**Supplied material:**
____________________

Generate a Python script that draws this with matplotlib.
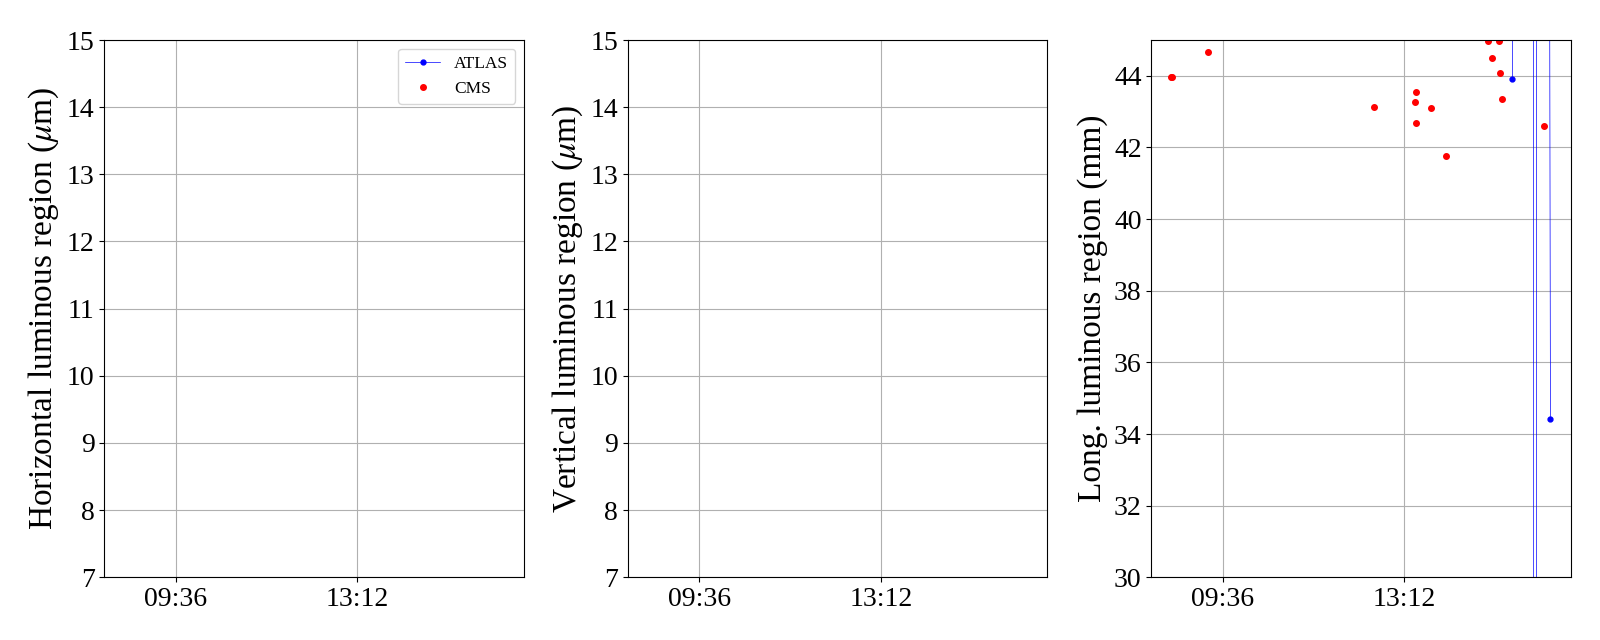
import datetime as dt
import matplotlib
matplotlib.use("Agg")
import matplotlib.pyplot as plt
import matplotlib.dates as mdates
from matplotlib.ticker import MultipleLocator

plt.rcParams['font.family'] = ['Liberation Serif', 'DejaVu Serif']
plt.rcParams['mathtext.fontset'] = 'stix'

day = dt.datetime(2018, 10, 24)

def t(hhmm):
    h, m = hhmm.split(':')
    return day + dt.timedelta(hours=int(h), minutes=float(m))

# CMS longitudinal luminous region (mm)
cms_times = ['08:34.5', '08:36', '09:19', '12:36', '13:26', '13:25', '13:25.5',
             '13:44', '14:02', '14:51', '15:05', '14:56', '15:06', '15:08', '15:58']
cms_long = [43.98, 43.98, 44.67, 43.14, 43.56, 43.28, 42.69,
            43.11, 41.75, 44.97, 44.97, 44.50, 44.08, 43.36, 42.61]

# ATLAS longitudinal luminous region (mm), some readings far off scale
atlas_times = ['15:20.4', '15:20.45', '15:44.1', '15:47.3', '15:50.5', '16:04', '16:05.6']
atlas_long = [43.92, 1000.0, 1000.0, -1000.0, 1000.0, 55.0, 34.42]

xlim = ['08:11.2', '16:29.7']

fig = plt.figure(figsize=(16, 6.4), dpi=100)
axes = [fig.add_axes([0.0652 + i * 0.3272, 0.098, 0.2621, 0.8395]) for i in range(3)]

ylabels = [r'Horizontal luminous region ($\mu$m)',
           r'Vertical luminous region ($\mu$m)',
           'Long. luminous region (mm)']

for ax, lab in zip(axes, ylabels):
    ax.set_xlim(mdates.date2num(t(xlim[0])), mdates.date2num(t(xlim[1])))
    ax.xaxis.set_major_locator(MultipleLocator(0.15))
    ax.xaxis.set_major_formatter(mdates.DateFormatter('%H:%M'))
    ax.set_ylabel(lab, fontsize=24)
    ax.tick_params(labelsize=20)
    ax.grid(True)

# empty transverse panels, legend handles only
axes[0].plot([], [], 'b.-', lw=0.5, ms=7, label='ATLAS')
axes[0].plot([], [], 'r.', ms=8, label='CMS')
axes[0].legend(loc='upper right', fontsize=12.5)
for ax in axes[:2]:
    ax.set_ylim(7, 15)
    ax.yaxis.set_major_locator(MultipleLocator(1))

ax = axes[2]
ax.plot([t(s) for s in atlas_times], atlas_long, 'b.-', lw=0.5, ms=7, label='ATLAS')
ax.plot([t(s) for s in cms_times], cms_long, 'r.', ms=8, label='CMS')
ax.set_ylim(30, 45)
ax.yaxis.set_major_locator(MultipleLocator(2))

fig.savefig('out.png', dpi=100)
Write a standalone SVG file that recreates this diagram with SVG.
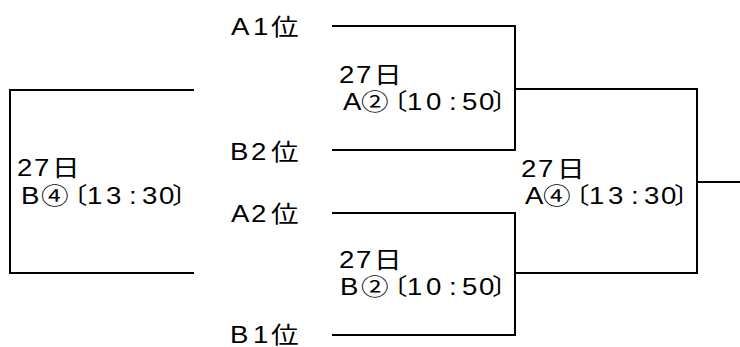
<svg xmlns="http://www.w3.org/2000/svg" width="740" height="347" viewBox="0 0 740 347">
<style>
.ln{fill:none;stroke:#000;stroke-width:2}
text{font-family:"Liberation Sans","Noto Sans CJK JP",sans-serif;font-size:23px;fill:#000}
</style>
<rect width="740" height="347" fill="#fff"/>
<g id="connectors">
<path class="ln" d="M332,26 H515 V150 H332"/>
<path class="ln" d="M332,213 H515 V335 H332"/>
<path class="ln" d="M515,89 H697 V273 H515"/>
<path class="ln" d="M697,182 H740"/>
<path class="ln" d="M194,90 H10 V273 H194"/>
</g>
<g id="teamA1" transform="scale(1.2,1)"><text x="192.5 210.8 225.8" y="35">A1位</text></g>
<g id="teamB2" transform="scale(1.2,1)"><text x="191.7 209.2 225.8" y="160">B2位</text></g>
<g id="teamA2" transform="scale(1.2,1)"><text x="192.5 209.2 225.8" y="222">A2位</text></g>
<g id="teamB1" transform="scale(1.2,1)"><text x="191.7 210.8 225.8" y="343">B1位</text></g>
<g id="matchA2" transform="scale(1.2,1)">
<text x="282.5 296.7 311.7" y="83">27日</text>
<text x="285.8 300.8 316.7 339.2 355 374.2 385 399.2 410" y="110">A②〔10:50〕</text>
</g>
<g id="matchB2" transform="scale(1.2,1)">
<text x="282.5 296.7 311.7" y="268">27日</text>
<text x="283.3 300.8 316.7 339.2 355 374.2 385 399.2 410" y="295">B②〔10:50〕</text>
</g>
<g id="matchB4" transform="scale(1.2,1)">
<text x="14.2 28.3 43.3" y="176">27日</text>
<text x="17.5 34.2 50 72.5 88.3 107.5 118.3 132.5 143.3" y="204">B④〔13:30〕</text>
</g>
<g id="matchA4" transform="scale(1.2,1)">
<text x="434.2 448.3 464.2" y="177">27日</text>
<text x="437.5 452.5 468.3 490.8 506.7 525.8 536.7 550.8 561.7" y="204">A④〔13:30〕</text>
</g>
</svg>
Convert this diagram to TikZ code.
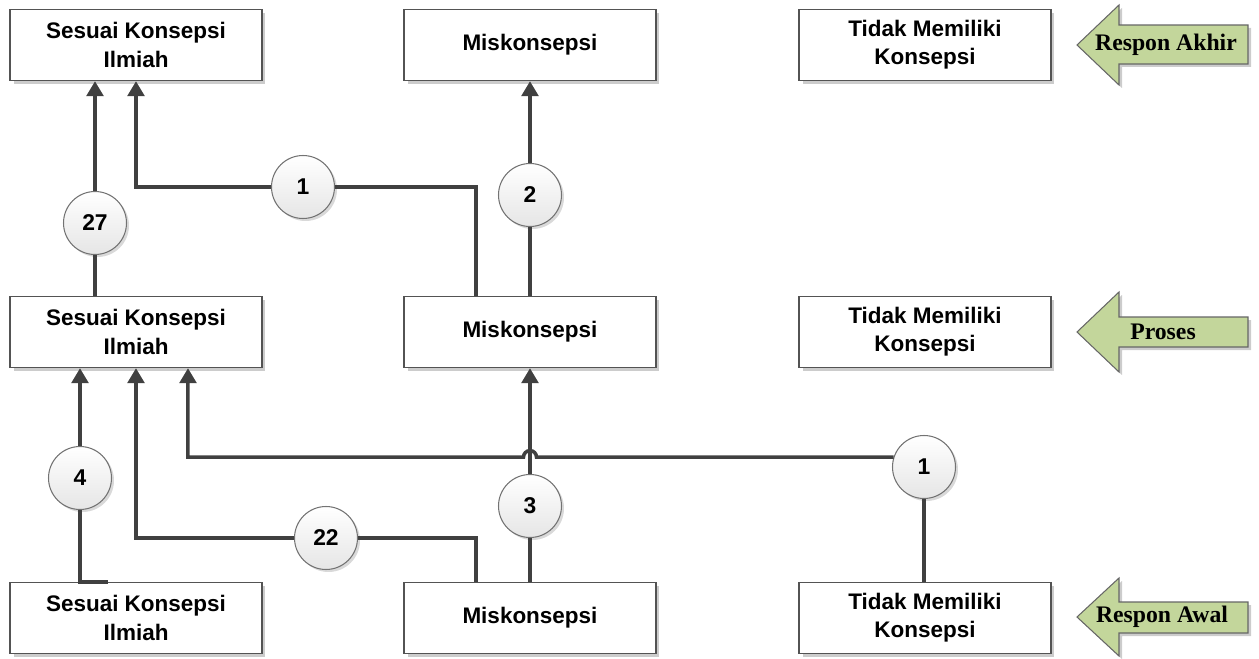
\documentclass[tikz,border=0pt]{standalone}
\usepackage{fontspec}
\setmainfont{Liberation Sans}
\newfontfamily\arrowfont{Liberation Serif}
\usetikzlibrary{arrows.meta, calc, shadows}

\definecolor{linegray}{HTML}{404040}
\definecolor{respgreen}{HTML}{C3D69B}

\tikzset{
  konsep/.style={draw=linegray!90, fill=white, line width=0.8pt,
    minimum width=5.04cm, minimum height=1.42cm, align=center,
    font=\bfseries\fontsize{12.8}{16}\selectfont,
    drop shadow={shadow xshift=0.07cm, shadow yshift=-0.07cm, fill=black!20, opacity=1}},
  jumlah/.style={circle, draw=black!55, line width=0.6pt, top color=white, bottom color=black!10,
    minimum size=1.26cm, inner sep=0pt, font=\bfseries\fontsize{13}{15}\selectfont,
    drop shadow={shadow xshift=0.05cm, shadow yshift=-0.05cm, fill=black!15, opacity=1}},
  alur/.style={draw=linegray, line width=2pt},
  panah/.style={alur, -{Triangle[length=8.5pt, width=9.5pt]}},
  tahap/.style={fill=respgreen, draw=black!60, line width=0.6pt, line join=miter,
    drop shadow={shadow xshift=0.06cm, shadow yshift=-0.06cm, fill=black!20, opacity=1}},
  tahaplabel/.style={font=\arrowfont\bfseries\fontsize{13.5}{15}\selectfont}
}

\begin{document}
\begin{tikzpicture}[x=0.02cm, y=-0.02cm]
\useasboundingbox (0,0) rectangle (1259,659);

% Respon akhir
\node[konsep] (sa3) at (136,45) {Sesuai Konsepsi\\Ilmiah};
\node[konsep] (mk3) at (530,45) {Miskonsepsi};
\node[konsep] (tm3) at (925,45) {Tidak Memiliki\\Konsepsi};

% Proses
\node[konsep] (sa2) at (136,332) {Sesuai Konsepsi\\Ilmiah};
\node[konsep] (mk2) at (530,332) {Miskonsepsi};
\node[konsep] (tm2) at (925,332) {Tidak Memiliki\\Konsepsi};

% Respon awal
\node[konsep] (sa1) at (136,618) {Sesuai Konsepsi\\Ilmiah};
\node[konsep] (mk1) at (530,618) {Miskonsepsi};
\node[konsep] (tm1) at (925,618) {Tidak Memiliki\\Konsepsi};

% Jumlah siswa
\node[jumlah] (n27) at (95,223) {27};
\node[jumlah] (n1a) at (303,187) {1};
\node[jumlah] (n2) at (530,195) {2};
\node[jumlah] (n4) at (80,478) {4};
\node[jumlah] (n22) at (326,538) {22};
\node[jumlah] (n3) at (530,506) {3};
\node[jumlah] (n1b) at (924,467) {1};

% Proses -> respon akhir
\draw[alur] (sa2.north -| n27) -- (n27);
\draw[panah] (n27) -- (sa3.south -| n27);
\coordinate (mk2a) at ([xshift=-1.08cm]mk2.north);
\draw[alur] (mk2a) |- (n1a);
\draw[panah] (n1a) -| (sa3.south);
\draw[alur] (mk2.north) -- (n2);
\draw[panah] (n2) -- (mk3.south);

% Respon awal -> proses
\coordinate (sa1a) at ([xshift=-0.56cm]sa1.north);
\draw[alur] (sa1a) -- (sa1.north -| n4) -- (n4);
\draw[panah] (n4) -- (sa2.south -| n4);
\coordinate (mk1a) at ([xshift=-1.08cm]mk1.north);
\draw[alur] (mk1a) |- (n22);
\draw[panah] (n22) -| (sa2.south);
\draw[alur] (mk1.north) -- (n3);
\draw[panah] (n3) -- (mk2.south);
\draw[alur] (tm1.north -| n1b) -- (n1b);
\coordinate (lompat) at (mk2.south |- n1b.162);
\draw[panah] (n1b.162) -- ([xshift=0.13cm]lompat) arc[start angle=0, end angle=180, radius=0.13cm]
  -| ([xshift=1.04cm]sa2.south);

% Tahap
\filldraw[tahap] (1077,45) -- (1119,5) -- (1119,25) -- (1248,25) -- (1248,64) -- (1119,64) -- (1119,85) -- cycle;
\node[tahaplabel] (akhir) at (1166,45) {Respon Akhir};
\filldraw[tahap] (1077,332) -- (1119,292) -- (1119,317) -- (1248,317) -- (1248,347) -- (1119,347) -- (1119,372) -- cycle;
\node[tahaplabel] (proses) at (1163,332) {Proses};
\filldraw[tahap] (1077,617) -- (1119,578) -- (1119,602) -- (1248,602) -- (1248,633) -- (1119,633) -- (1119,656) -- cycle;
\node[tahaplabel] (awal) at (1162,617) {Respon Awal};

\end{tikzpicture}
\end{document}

____________________

**What to work on:** Check each line of these records for the string "diagram" and state only how many lines have it.

**Full output:** 2